I think women should stick to their core because there a lot of things that they can do, that men cant. For example; multi-tasking, organizing, planning, strategizing and so much more. Women have the natural gift to deliver in their own true power. I think women are doing an outstanding job in business and leadership positions. They can play the same role as men.
2. What’s your definition of a powerful woman?
I think the most powerful woman is one who can empower both males and females. It’s more of a duty now for a woman to realize that she can empower herself, because it’s been done so many times before. There was never a rule that women couldn’t do so, it was imposed by society.
I think that women can allow themselves to come out of the social pressure and do the same things that men are. That to me is a powerful woman, one who has changed her mind about what society says she can’t do – and what she allows herself to do.
3. Do you think that the movement of “Women Empowerment” is victimizing both men and women?
Yes, absolutely in many aspects. For instance words like ‘abuse’ are used so loosely and commonly as the weather. And it’s not fair to the women and men that want to step up, to support the movement. It can easily be taken out of context, it isn’t about superiority, we should be equal.
But it’s also victimizing women in the sense that they’ve become very competitive towards each other. When in fact they could be collaborating. There’s so much pressure. And it’s not necessarily caused by the people who started the movement. It can be just a small group of people who wanted it to suit their own agenda; and that’s how it spreads.
On the other hand, it’s victimizing men because the notion is now, “I am not allowed to speak up, I have to suppress myself”; In order to let a woman shine. Which was not the purpose of empowering women. It becomes a case of self belief and the stories that people create, that are victimizing instead of empowering.
4. Do you think that women are still victims of society or are they becoming bullies without knowing?
There are still cases of women are being victims of society yes. And there are also women who are becoming bullies. Why? In human psychology we look at the different archetypes; a man is made up of the boy (immature) and man (responsible) archetype. While the woman is made of the warrior (protector) and the goddess (nurturer) archetypes. Some people call that the masculine and feminine energies.
The bullying comes into play when the warrior (protector) within a woman has become so strong that it overpowers the goddess (nurturer). Women needed the warrior archetype to face the world and fight the war of the past. In order for the goddess to step up and play her role. Which is to love, nurture, care, have compassion etc.
The problem starts when the warrior within a woman is in constant fight mode, and the goddess is forced to take a seat, out of fear of being victimized again.
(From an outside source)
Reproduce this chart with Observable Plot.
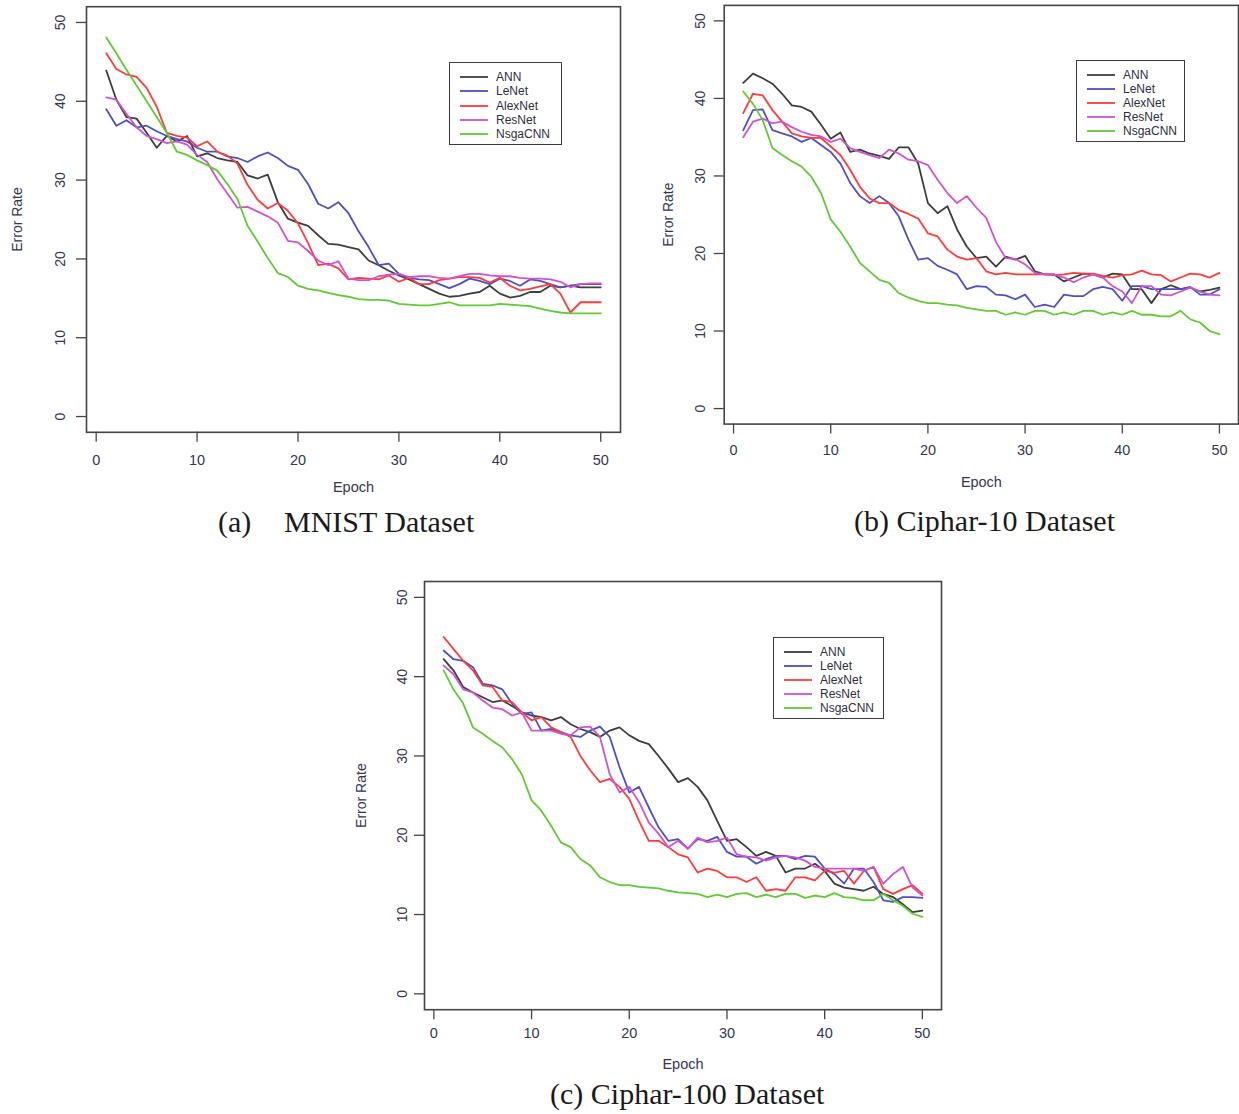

I’m not saying the warrior archetype isn’t necessary, it is. For instance, a single mom who has to take care of the home and work has a lot of responsibilities; the warrior helps with that.
It becomes unhealthy when the warrior in a woman is too competitive towards other women; at work for example. They ostracize, throw others under and become super bossy when there’s really no need to be that way.
5. How does the warrior (protector) vs goddess (nurture) archetype play out in romantic relationships?
A woman who chooses to stay in warrior mode may end up in a relationship with a man who’s dominated by the “boy” archetype. The reason why people blame is because they don’t want to take responsibility for the choices they make.
If a woman chose to stay in the warrior archetype, she’s obviously going to clash with male who has the “man (responsible)” archetype. If you have two protectors, who’s going to nurture? Should a man chose to take on the “boy” archetype in order to accommodate his lover; he may be soft but he won’t be able to nurture. Remember he is immature; and while he is that way, the woman who’s chosen to be the “protector” won’t like a soft man in warrior mode.
She may want a man, but she won’t get a manly man if she’s the warrior. She needs to allow her inner goddess to step up, because that lights up a man like a christmas tree.
It’s a very interesting dynamic and a lot to get through in one article – this is what I help women and men with, in relationship coaching as well. Those need more clarity can contact me here.
6. Do you think it’s better that a woman tells you how she wants you to make love to her? OR Does it make you feel insecure?
I think that’s the best thing to tell a man how you’d like to be pleased. A man gets his significance from how he makes his woman feel alive in the bedroom.
It’s almost like marketing and branding, where there’s always a hook to create curiosity. Likewise for a woman, it’s how she expresses herself about what she’d like, to get turned on. She doesn’t need to explain the details; but how it would make her feel.
Also, she should tell him with tact; not say “Uh you know that thing you did, I don’t like it”. Not because it crushes a man’s ego which is the common misconception. But because it affects his human needs. There are six needs in human psychology; and if you tell a man that he is not fulfilling any of those, it makes him feel insignificant.
So do it in a way that makes it fun and full of adventure. Men won’t always initiate the conversation first out of fear of rejection. There are cases where men just settle for a “basic sex life” because they may have tried something once, with another woman and got rejected. In that case, he will never try it again, unless you initiate it. Now do you see why it’s important to make it about the adventure of the journey? Make it exciting to discover each other’s pleasures.
Because when he is told that he isn’t significant in the bedroom, he will turn to other things that make him feel significance. Like another woman (cheating) or his job or business.
7. What do you think could bring men and women closer to understanding each other?
Both men and women need to be educated about how to communicate with each other. Women speak in riddles and men speak in a straight line.
When a woman says to a man, “I don’t want to see you again”, that’s not what she may mean. She wants him to figure out that she actually wants to spend more time with him. But a man will take what you say literally.
Also understand that men don’t know how to be Sherlock Holmes, they don’t know what you want them to “figure out”. Ultimately a man wants to make his woman happy, because it gives him significance when you are pleased with him. But he can’t do that, if you communicate one thing but mean another.
In the same way, men need to take time to understand the communication style of a woman. Again, it all comes down to education. Which is what I help my clients with in relationship coaching.